I’d expect that google will solve the find problem. After all, they’re search people. But they don’t! You’d find a time series if you enter its exact name in google. There is no such thing (yet, as I imagine it would be easy to fix) as a list of their datasets.

They don’t tackle the access problem either. Once you see the visualizations, you’re not any step closer to actually getting the  data. You can see them, point by point, by mousing over the chart. I was also disappointed by the inaccuracy of the citation of their datasets. I’d have imagined that they’d provide a direct link to their sources, but they only state which agency produced the dataset. And finding a dataset from an agency is not a trivial matter.

They don’t deal with process, but who will hold that against them? Now what they offer is a very nice, very crisp representation of data (presenting data). I was impressed how legible the interface remained with many data series on the screen, while respecting Google’s look and feel and colour code.

Finally, it is also possible to share charts. Or rather, you can have a link to an image generated by google’s chart API, which is more than decent. A link to this static image, and a link to the chart on google’s public data service, and that’s all you should need (except, obviously, a link to the data proper!)

Another issue comes from the selection of the data sets proper.

One of the datasets is the unemployment rates, which are available monthly and by USA county. Now I can understand the rationale to match a google query of “unemployment rates” to that specific dataset.
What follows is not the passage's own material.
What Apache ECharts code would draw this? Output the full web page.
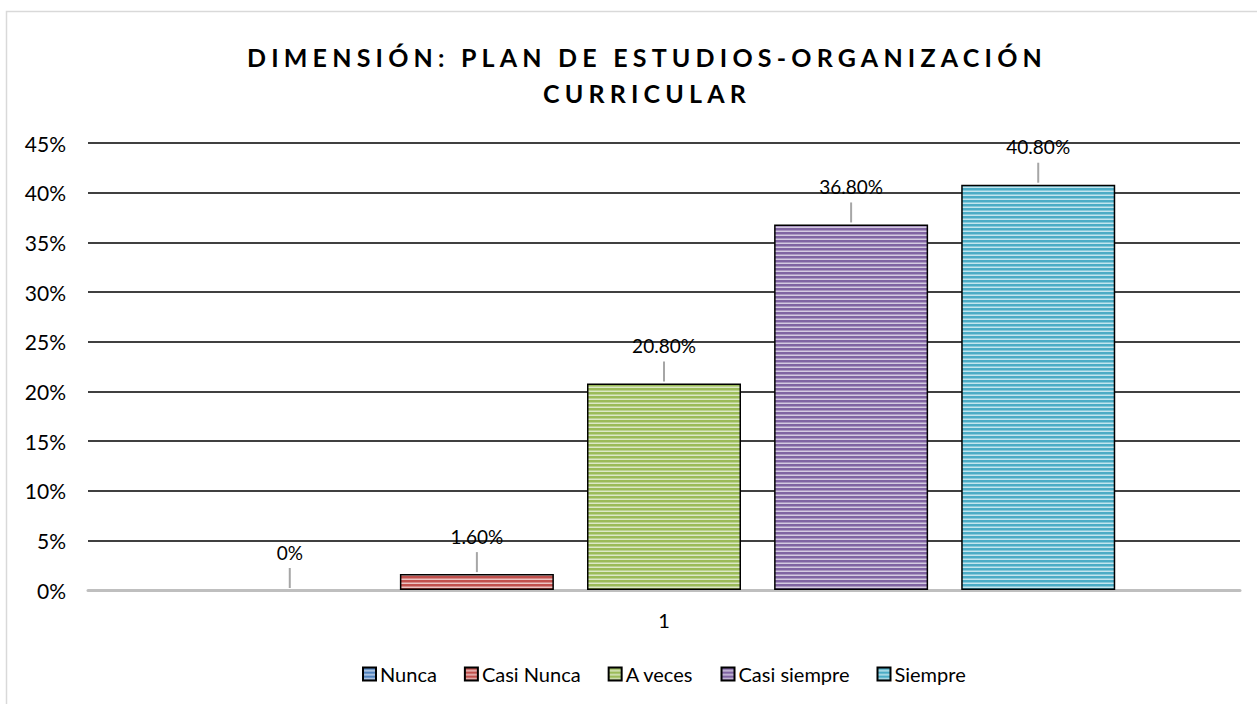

But there are really many unemployment rates, depending on what you divide by what. (are we counting unemployed people? unemployed jobseekers? which definition of unemployment are we using – ILO’s, or the BLS’s? and against what is the rate calculated – total population? population of working age? total labour force?) But how could that work if you expand the system to another country? To obtain the same level of granularity (to a very narrow geographic location, to a period of a month) would require some serious cooking of the data, so you can’t have granularity, comparability and accuracy.

I don’t think the system is sustainable. I don’t like the idea that it gives the impression to people that economic statistics can be measured in real time at any level, just like web usage statistics for instance. They can’t be just observed, they’re calculated by people.

Google public data is still in its infancy. To have a usable list of the datasets, for instance, would alleviate much of my negarive comments on the system. But for the time being, I’m not happy with the orientation they’ve chosen.